For more than three million Illinoisans, Medicaid is absolutely critical to good health and well-being. The program is the largest single source of health coverage in the state, providing access to care for children, families, seniors, and persons with disabilities. But while Medicaid keeps rural hospitals open and brings billions of dollars in federal funds to the state, its eligibility and enrollment system falls behind. With a new eligibility computer system, enrollment has become much more difficult for hardworking Illinoisans. People applying for Medicaid constantly have to wait months to find out if their application was approved.
This lengthy and unnecessary wait causes hurt and frustration as individuals and families are delayed in accessing medication, preventative care, and other needed treatments. But the frustration doesn’t stop at the application process: Because of procedural issues like lost mail or system glitches, almost half of everyone covered by Medicaid loses coverage each year when their case is re-evaluated during the redetermination process. That’s right: Children, families, seniors, and persons with disabilities often lose their health care because of something as simple as lost mail.
Why should Illinoisans have to jump through extra hoops to access the health care and services they need and are legally entitled to receive?
In response to these constant barriers, Protect Our Care Illinois (a statewide coalition of which Legal Council is a leading agency) is promoting a new piece of legislation to reform and improve the Medicaid eligibility and renewal process. The bill, SB2021 or the Medicaid Eligibility Determination and Renewal Reform Act, takes the best practices from other states who do not experience Illinois Medicaid’s problems and puts forward a comprehensive approach to reform. The bill would:
• Require better coordination between the Medicaid eligibility system and related programs such as SNAP
• Make Medicaid renewals simpler and less burdensome by reducing required paperwork and increasing the types of data verified electronically
• Restore Medicaid coverage in a timely manner for those who have had a lapse due to cancellation at renewal
• Expand access to the electronic eligibility portal (Manage My Case) for both applicants and authorized providers to better utilize electronic notifications and communications.
Improving the Medicaid system so that it actually works is critical in achieving health justice for people of color, people with disabilities, and people earning low incomes. But we can’t improve access to care in Illinois without your help.

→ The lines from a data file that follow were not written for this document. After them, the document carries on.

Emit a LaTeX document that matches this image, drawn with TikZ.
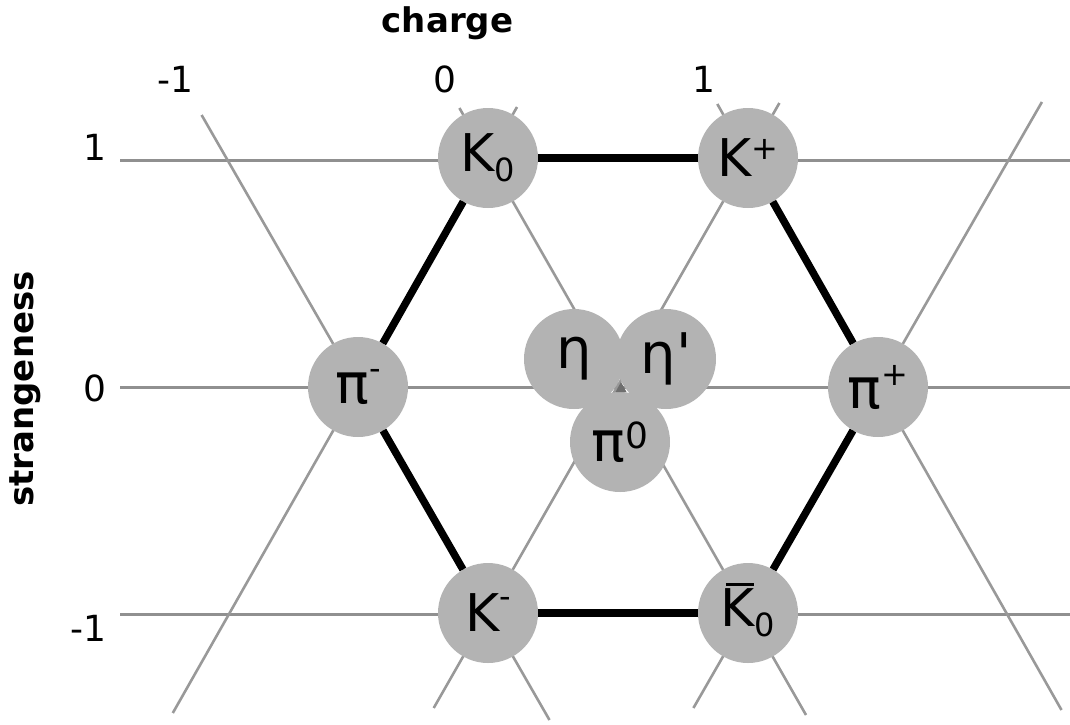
\documentclass[tikz,border=0pt]{standalone}
\usepackage{fontspec}
\setmainfont{DejaVu Sans}
\usetikzlibrary{calc}

\definecolor{ballgray}{HTML}{B3B3B3}
\definecolor{gridgray}{HTML}{999999}
\definecolor{axisgray}{HTML}{909090}
\definecolor{markgray}{HTML}{6E6E6E}

\newcommand\fs[1]{\fontsize{#1}{#1}\selectfont}
% lowered index and raised charge sign for the particle names
\newcommand\lowidx[1]{\raisebox{-10pt}{\fs{32}#1}}
\newcommand\chg[2]{\raisebox{#1}{\fs{32}#2}}
% K with a bar over it
\newcommand\antiK{\leavevmode\rlap{\smash{\kern5pt\rule[41pt]{28pt}{3pt}}}K}

\tikzset{
  particle/.style={circle, fill=ballgray, minimum size=100pt, inner sep=0pt, font=\fs{52}},
  greek/.style={particle, font=\fs{56}},
  lattice/.style={draw=gridgray, line width=2.6pt},
  level/.style={draw=axisgray, line width=3pt},
  octet/.style={draw=black, line width=7.5pt},
  ticklabel/.style={font=\fs{36}, inner sep=0pt},
  axistitle/.style={font=\fs{34}\bfseries, inner sep=0pt}
}

\begin{document}
\begin{tikzpicture}[x=1pt, y=-1pt]
\useasboundingbox (0,0) rectangle (1070,724);

% strangeness levels
\draw[level] (120,160) -- (1070,160);
\draw[level] (120,387) -- (1070,387);
\draw[level] (120,614) -- (1070,614);

% lines of constant charge
\draw[lattice] (201.6,115) -- (549.5,720);
\draw[lattice] (459.4,108) -- (806,715);
\draw[lattice] (717.3,104) -- (1061.5,710);
% the other lattice direction
\draw[lattice] (517,107) -- (172.8,713);
\draw[lattice] (779.4,103) -- (433.7,708);
\draw[lattice] (1041.9,102) -- (693.4,708);

% axis titles and values
\node[axistitle, anchor=base] (qtitle) at (447.5,32) {charge};
\node[axistitle, anchor=base, rotate=90] (stitle) at (33,389) {strangeness};

\node[ticklabel, anchor=base] (qm) at (175,92) {-1};
\node[ticklabel, anchor=base] (qz) at (445,92) {0};
\node[ticklabel, anchor=base] (qp) at (704,92) {1};

\node[ticklabel, anchor=base east] (sp) at (107,160) {1};
\node[ticklabel, anchor=base east] (sz) at (107,401) {0};
\node[ticklabel, anchor=base east] (sm) at (107,641) {-1};

% mesons
\node[particle] (K0)  at (488,158) {K\lowidx{0}};
\node[particle] (Kp)  at (748,158) {K\chg{17pt}{+}};
\node[greek]    (pim) at (358,387) {π\chg{24pt}{-}};
\node[greek]    (pip) at (878,387) {π\chg{23pt}{+}};
\node[particle] (Km)  at (488,613) {K\chg{24pt}{-}};
\node[particle] (Kb0) at (748,613) {\antiK\lowidx{0}};
\node[greek]    (eta)  at (574,359) {η};
\node[greek]    (etap) at (666,359) {η\textquotesingle};
\node[greek]    (pi0)  at (620,442) {π\raisebox{13pt}{\fs{36}0}};

% centre mark
\fill[markgray] (615.5,392) -- (626.5,392) -- (621,382) -- cycle;

% hexagon of the octet
\draw[octet] (K0) -- (Kp);
\draw[octet] (Kp) -- (pip);
\draw[octet] (pip) -- (Kb0);
\draw[octet] (Kb0) -- (Km);
\draw[octet] (Km) -- (pim);
\draw[octet] (pim) -- (K0);
\end{tikzpicture}
\end{document}
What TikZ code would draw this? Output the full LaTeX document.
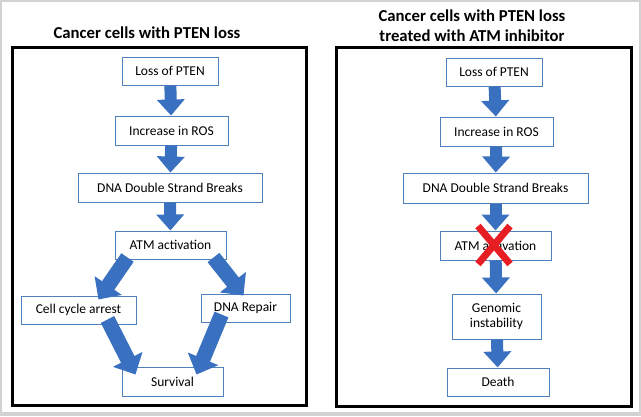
\documentclass[tikz,border=0pt]{standalone}
\usepackage{fontspec}
\setmainfont{Carlito}
\usetikzlibrary{arrows.meta}
\definecolor{boxblue}{RGB}{79,129,189}
\definecolor{arrowblue}{RGB}{58,112,192}
\definecolor{crossred}{RGB}{230,30,36}
\tikzstyle{event} = [rectangle, minimum height=28pt, text centered, draw=boxblue, line width=1pt, fill=white, font=\fontsize{13.5}{15}\selectfont, inner sep=2pt]
\tikzstyle{panel} = [draw=black, line width=3pt]
\tikzstyle{heading} = [font=\fontsize{16.7}{20}\selectfont\bfseries, align=center]
\tikzstyle{blockarrow} = [-{Triangle[width=27pt, length=16pt]}, line width=12pt, draw=arrowblue]
\tikzstyle{diagarrow} = [-{Triangle[width=32pt, length=17pt]}, line width=15pt, draw=arrowblue]

\begin{document}
\begin{tikzpicture}[x=1pt, y=-1pt]
		\useasboundingbox (0,0) rectangle (641,416);
		\draw [gray!35, line width=1.5pt] (0.75,0.75) rectangle (640,413);
		\fill [gray!35] (0,413) rectangle (641,416);

		% left panel
		\node (ltitle) [heading] at (147,33) {Cancer cells with PTEN loss};
		\draw [panel] (12,47) rectangle (306,405);
		\node (lpten) [event, minimum width=96pt] at (170,71) {Loss of PTEN};
		\node (lros) [event, minimum width=113pt, minimum height=29pt] at (171.5,130.5) {Increase in ROS};
		\node (ldsb) [event, minimum width=184pt, minimum height=29pt] at (170,187.5) {DNA Double Strand Breaks};
		\node (latm) [event, minimum width=111pt] at (170.5,245) {ATM activation};
		\node (lcca) [event, minimum width=115pt] at (78.5,310) {Cell cycle arrest};
		\node (lrep) [event, minimum width=89pt] at (245.5,308) {DNA Repair};
		\node (lsurv) [event, minimum width=101pt, minimum height=29pt] at (172.5,381.5) {Survival};

		\draw [blockarrow](lpten) -- (lros);
		\draw [blockarrow](lros) -- (ldsb);
		\draw [blockarrow](ldsb) -- (latm);
		\draw [diagarrow]([xshift=-43pt, yshift=2pt]latm.south) -- ([xshift=20pt, yshift=-4pt]lcca.north);
		\draw [diagarrow]([xshift=43pt, yshift=2pt]latm.south) -- ([xshift=-2pt, yshift=-2pt]lrep.north);
		\draw [diagarrow]([xshift=29pt, yshift=5pt]lcca.south) -- ([xshift=-37pt, yshift=-8pt]lsurv.north);
		\draw [diagarrow]([xshift=-24pt, yshift=8pt]lrep.south) -- ([xshift=24pt, yshift=-8pt]lsurv.north);

		% right panel
		\node (rtitle) [heading] at (472,26) {Cancer cells with PTEN loss\\treated with ATM inhibitor};
		\draw [panel] (336,47) rectangle (631,406);
		\node (rpten) [event, minimum width=96pt] at (494,72) {Loss of PTEN};
		\node (rros) [event, minimum width=113pt, minimum height=29pt] at (496.5,131.5) {Increase in ROS};
		\node (rdsb) [event, minimum width=185pt, minimum height=30pt] at (495.5,188) {DNA Double Strand Breaks};
		\node (ratm) [event, minimum width=111pt, minimum height=29pt] at (495.5,245.5) {ATM activation};
		\node (rgen) [event, minimum width=89pt, minimum height=45pt, align=center] at (496.5,316.5) {Genomic\\instability};
		\node (rdeath) [event, minimum width=102pt] at (498,382) {Death};

		\draw [blockarrow](rpten) -- (rros);
		\draw [blockarrow](rros) -- (rdsb);
		\draw [blockarrow](rdsb) -- (ratm);
		\draw [blockarrow](ratm) -- (rgen);
		\draw [blockarrow](rgen) -- (rdeath);

		% blocked ATM
		\draw [crossred, line width=7pt] (478,226) -- (510,264) (510,226) -- (478,264);
	\end{tikzpicture}
\end{document}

Help us help Medicaid by sharing information about this bill with your friends, families, and neighbors. You can also help Protect Our Care Illinois collect stories for their Medicaid campaign.
In case you missed it:
The problems with Medicaid enrollment and renewal aren’t new. You may remember in May 2018 when Legal Council filed a class-action lawsuit against the State of Illinois for illegally delaying and denying Medicaid applications for thousands of Illinoisans. In a press release, we wrote:
Under federal law, the State of Illinois is required to process most applications for Medicaid—the federal-state program that provides health coverage to roughly 3 million people Illinoisans—within 45 days. Pursuant to the existing consent decree in Cohen v. Wright, if a determination has not been made in that period, the State must notify applicants that they are eligible for temporary coverage and promptly provide it if requested.
Yet as detailed in declarations filed by enrollment assisters and healthcare providers, the Illinois Department of Human Services (DHS) is months behind in processing applications and has also stopped sending notices offering temporary eligibility. As a result, tens of thousands of low-income people throughout Illinois are being denied medical care. Among the widespread suffering and hardship, pregnant women are giving birth without health coverage, people facing mental health crises are missing treatment, and children with serious medical conditions are forgoing crucial medication.